A Sign of Lovelessness: 1st John 2:15

Do not love the world or anything in the world. If anyone loves the world, love for the Father is not in them.

The inner-sanctum of God’s temple is our heart; the holy of holies in the temple of the Holy Spirit.

“Love” has been identified as the positive expression of Christ’s light in the children of God, but John puts an important restraint on the holy expression of Christ’s light: the light of Christ cannot love the darkness of this world.

Do not love the world: the “present-active” verb for love describes our state-of-being towards the world.  This imperative not only targets our “affections”, but also the zeal, devotion, and loyalties of our life as well.

James applies this same doctrine in his epistle:

James 4:4-5 (CSB) You adulterous people! Don’t you know that friendship with the world is hostility toward God? So whoever wants to be the friend of the world becomes the enemy of God. Or do you think it’s without reason that the Scripture says: The spirit he made to dwell in us envies intensely?

This prohibition is described in terms of both faithfulness and friendship. We cannot be faithful to God and faithful to this world, nor can we enjoy fellowship with God and fellowship with this world.

Or anything in the world: specifically, anything through which the darkness of this world can captivate our faithfulness and entice our fellowship.

Eucherius of Lyons (420–449), who was bishop of Lyons c. 435–449 and known for explaining difficult Scripture passages by means of a threefold reading of the text in literal, moral and spiritual form, wrote the following:  

Do not love the world or the things in it, says the apostle, for all these things flatter our gaze with their deceptive show. Let the power of the eyes be focused on the light, not given over to error, and since that power is available for the enjoyment of life, let it not receive what causes death.

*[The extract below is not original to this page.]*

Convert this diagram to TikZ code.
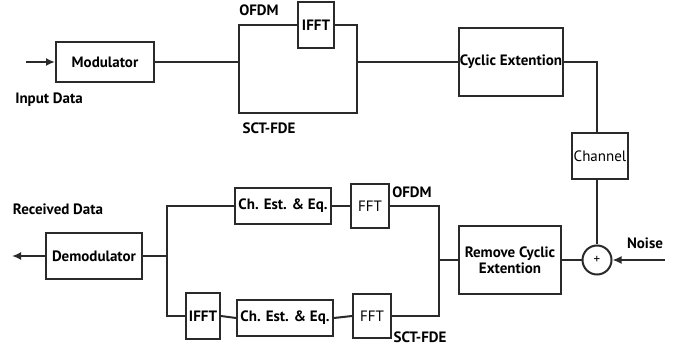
\documentclass[tikz,border=0pt]{standalone}
\usepackage{fontspec}
\setmainfont{PT Sans}
\usetikzlibrary{arrows.meta}
\definecolor{ln}{HTML}{2A2A2A}
\begin{document}
\begin{tikzpicture}[x=1pt,y=-1pt,
  blk/.style={draw=ln,line width=2pt,rectangle,inner sep=0pt,font=\fontsize{15}{16}\selectfont\bfseries,align=center},
  blkr/.style={blk,font=\fontsize{15}{16}\selectfont},
  lbl/.style={inner sep=0pt,font=\fontsize{15}{16}\selectfont\bfseries},
  wire/.style={draw=ln,line width=2pt},
  arr/.style={wire,-{Latex[length=9pt,width=8pt]}}]
\useasboundingbox (0,0) rectangle (690,352);
% nodes
\node[blk,minimum width=98pt,minimum height=40pt] (mod) at (105,62) {Modulator};
\node[blk,minimum width=36pt,minimum height=46pt] (ifft1) at (316,25) {IFFT};
\node[blk,minimum width=104pt,minimum height=68pt] (cyc) at (511,62) {Cyclic Extention};
\node[blkr,minimum width=56pt,minimum height=46pt] (ch) at (600,156) {Channel};
\node[draw=ln,line width=2pt,circle,minimum size=29pt,inner sep=0pt,font=\fontsize{13}{14}\selectfont] (plus) at (597,260) {+};
\node[blk,minimum width=102pt,minimum height=68pt] (rem) at (510,260) {Remove Cyclic\\Extention};
\node[blkr,minimum width=38pt,minimum height=44pt] (fft1) at (370,206) {FFT};
\node[blkr,minimum width=38pt,minimum height=44pt] (fft2) at (372,316) {FFT};
\node[blk,minimum width=96pt,minimum height=36pt] (ce1) at (283,206) {Ch. Est. \& Eq.};
\node[blk,minimum width=96pt,minimum height=36pt] (ce2) at (285,318) {Ch. Est. \& Eq.};
\node[blk,minimum width=34pt,minimum height=46pt] (ifft2) at (203,316) {IFFT};
\node[blk,minimum width=96pt,minimum height=46pt] (dem) at (94,256) {Demodulator};
% labels
\node[lbl] (l1) at (259,10) {OFDM};
\node[lbl] (l2) at (269,128) {SCT-FDE};
\node[lbl] (l3) at (49,100) {Input Data};
\node[lbl] (l4) at (58,209) {Received Data};
\node[lbl] (l5) at (645,243) {Noise};
\node[lbl] (l6) at (412,192) {OFDM};
\node[lbl] (l7) at (420,337) {SCT-FDE};
% coordinates
\coordinate (in) at (26,62);
\coordinate (out) at (12,256);
\coordinate (nz) at (665,260);
\coordinate (j1) at (239,62);
\coordinate (b1) at (239,113);
\coordinate (b2) at (357,113);
\coordinate (j2) at (357,62);
\coordinate (j3) at (439,260);
\coordinate (k2) at (439,316);
\coordinate (j4) at (167,256);
\coordinate (k4) at (167,316);
% wires
\draw[arr] (in) -- (mod.west);
\draw[wire] (mod.east) -- (j1);
\draw[wire] (ifft1.west) -| (b1) -- (b2) |- (ifft1.east);
\draw[wire] (j2) -- (cyc.west);
\draw[wire] (cyc.east) -| ([xshift=-3pt]ch.north);
\draw[wire] ([xshift=-3pt]ch.south) -- (plus.north);
\draw[arr] (nz) -- (plus.east);
\draw[wire] (plus.west) -- (rem.east);
\draw[wire] (rem.west) -- (j3);
\draw[wire] (fft1.east) -| (k2) -- (fft2.east);
\draw[wire] (ce1.east) -- (fft1.west);
\draw[wire] (ce2.east) -- (fft2.west);
\draw[wire] (ifft2.east) -- (ce2.west);
\draw[wire] (ce1.west) -| (k4) -- (ifft2.west);
\draw[wire] (dem.east) -- (j4);
\draw[arr] (dem.west) -- (out);
\end{tikzpicture}
\end{document}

If anyone loves the world, love for the Father is not in them: John provides the first reason why Christians must not love the world and a negative test to verify that we do not love the Father.

Here, every believer must privately examine themselves in the presence of the Lord, who will judge both the living and the dead at his appearing: love for the Father excludes the world; love for the world excludes the Father.